I love the cavalcade of sound and voices that is truly overwhelming. There’s some of the shimmering, redemptive waves of orchestral joy and colossal thumping force that we find to love in Fanfarlo. When they all throw their heads back and sing “alleluia, it will be gone soon,” I get chills, every time.
The Honest Truth – Typhoon
VANDAVEER - DIG DOWN DEEP
(Supply & Demand Records)
So I’ve been magnetically drawn to rivers for some reason this year, as I mentioned earlier, and they’ve played an important part in several pivotal memories in 2011. This record reminds me entirely and completely of a powerful river, and I’ve been stupid in-love with it from first listen in late July.
Vandaveer’s music has all kinds of wonderful nods in it to old, rich music: spirituals, dirges, and songs of rejoicing.

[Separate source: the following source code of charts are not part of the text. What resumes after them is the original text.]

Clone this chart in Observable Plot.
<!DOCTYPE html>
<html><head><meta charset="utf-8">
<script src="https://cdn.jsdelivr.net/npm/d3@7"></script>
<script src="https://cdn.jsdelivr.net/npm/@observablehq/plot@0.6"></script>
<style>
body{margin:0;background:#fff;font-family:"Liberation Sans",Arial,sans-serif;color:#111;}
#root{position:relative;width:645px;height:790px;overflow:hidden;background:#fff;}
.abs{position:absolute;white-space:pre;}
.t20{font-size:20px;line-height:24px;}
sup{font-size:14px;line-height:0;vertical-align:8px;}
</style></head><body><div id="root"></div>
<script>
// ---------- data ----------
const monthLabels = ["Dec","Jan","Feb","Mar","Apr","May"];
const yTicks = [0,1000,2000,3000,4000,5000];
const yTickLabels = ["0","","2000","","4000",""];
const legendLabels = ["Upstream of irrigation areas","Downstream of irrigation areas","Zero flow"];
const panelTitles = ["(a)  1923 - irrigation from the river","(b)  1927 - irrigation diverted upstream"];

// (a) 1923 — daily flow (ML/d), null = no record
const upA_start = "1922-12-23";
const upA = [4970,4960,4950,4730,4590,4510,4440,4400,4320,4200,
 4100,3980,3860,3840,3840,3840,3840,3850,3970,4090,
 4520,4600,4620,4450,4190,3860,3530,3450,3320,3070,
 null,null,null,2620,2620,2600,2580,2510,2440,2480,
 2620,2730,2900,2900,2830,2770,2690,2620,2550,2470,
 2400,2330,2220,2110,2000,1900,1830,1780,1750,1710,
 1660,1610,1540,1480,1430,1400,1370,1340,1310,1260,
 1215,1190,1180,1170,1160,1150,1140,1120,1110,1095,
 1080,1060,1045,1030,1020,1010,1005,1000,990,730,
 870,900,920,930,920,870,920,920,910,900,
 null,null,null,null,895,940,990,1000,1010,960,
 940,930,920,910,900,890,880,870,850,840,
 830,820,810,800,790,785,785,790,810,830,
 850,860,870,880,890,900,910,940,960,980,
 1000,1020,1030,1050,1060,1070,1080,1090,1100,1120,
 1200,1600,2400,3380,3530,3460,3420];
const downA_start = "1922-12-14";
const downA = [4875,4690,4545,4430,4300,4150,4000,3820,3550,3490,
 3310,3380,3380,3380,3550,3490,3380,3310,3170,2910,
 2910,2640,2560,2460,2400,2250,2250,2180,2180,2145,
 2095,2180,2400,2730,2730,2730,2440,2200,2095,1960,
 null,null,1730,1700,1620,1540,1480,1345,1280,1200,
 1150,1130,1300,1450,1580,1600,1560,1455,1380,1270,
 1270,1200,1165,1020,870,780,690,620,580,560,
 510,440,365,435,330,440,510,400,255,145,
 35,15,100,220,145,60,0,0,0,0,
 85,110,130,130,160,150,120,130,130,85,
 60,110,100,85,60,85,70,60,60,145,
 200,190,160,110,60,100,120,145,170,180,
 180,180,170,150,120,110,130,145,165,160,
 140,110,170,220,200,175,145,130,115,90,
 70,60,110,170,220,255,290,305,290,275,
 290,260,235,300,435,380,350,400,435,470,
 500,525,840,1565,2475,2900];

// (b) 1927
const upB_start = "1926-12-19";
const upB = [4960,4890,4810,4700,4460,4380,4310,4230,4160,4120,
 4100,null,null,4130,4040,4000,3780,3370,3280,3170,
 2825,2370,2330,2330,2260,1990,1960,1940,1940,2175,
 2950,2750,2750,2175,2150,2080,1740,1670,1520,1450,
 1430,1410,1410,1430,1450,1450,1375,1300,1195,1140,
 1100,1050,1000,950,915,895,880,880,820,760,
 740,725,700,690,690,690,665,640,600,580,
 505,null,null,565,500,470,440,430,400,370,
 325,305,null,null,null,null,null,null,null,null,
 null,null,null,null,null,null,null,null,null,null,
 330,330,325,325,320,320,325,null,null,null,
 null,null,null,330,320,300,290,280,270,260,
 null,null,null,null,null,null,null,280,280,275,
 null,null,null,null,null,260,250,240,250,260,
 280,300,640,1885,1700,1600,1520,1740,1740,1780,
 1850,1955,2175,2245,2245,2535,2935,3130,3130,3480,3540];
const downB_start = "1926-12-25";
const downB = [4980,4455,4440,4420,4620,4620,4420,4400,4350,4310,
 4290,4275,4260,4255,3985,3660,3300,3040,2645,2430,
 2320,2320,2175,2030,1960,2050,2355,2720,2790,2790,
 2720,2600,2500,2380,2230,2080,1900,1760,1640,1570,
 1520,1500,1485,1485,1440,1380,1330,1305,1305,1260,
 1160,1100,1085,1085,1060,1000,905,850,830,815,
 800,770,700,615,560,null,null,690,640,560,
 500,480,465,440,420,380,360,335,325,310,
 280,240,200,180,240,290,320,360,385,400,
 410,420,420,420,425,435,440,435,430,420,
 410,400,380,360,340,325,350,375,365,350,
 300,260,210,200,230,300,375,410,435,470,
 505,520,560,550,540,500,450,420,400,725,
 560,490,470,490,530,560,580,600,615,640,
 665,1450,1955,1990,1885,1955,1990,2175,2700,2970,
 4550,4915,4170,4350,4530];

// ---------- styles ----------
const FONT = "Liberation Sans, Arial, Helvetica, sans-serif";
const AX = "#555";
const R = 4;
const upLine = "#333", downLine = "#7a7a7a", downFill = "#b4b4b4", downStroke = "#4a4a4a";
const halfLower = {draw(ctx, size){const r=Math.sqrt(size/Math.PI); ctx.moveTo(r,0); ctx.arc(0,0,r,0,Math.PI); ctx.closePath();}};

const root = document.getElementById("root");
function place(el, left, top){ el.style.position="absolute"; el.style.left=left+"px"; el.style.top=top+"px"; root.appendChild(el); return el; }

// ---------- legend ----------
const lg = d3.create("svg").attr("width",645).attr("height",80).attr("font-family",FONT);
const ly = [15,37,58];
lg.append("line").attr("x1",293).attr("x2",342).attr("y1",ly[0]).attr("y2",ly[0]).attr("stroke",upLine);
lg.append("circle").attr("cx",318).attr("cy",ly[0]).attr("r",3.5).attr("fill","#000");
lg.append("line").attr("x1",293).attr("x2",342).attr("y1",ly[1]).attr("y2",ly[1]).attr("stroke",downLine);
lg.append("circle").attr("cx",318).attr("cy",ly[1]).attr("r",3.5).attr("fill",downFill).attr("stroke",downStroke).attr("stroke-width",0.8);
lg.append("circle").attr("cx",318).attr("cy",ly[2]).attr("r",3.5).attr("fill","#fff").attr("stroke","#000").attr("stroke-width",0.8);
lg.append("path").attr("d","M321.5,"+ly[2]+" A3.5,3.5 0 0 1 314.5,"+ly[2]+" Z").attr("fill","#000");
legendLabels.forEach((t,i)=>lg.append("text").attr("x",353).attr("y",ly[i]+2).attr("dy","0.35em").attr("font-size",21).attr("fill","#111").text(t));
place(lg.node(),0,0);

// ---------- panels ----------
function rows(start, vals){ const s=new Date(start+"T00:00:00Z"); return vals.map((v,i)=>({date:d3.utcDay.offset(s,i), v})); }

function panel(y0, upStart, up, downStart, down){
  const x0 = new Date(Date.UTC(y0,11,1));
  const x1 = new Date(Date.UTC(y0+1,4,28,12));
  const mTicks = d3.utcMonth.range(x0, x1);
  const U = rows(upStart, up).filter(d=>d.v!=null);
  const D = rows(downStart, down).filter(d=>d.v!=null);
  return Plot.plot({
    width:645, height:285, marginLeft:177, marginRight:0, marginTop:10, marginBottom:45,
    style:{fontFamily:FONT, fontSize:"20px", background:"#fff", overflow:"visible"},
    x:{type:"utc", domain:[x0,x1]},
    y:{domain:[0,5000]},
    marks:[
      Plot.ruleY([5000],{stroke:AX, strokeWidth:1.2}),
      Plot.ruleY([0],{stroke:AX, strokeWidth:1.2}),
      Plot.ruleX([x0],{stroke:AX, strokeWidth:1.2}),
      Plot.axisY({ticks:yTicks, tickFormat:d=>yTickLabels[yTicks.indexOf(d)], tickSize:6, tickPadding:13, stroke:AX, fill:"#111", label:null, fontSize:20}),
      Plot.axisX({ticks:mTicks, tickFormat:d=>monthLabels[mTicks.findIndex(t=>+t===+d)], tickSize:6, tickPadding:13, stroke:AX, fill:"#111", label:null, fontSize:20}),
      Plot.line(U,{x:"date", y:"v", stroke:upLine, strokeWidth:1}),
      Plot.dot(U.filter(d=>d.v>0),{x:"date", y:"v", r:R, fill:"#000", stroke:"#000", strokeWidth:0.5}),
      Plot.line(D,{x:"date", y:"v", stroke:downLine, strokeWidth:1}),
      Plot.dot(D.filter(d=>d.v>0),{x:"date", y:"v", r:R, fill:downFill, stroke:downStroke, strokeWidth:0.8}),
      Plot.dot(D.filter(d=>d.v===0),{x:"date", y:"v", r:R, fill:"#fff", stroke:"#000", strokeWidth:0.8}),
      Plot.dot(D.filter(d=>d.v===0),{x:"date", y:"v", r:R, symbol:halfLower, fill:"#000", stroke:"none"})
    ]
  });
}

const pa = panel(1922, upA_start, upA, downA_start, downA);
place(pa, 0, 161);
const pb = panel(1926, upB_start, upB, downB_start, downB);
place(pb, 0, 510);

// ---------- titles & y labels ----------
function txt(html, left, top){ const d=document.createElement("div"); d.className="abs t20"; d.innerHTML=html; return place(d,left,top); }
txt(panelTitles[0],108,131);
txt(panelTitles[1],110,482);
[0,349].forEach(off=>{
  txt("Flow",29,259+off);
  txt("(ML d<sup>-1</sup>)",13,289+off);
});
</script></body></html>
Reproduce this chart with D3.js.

It often feels primal and organic in the percussion (lots of handclaps), elegant in the wending warmth of the cello. The lyrics are also dang smart; one just needs to listen to a rich allegory on songs like “Spite” to know that. But the real currents that pull me throughout this record comes from the vocal pairings of Rose Guerin’s icy deep low harmonies and Mark Charles Heidinger’s wending ripples and currents that tug us around the rocks. Heidinger’s voice has this vinegar of sadness around it that actually reminds me of Nina Simone (something I would never expect); they both have that slight metallic tang and bitter aftertaste that sounds regretful all the way through. Absolutely terrific, this one.
Dig Down Deep – Vandaveer
So, there you have it — my personal ten favorites from this year, although I could have of course rambled on with twenty or thirty. Let’s do it again in 2012?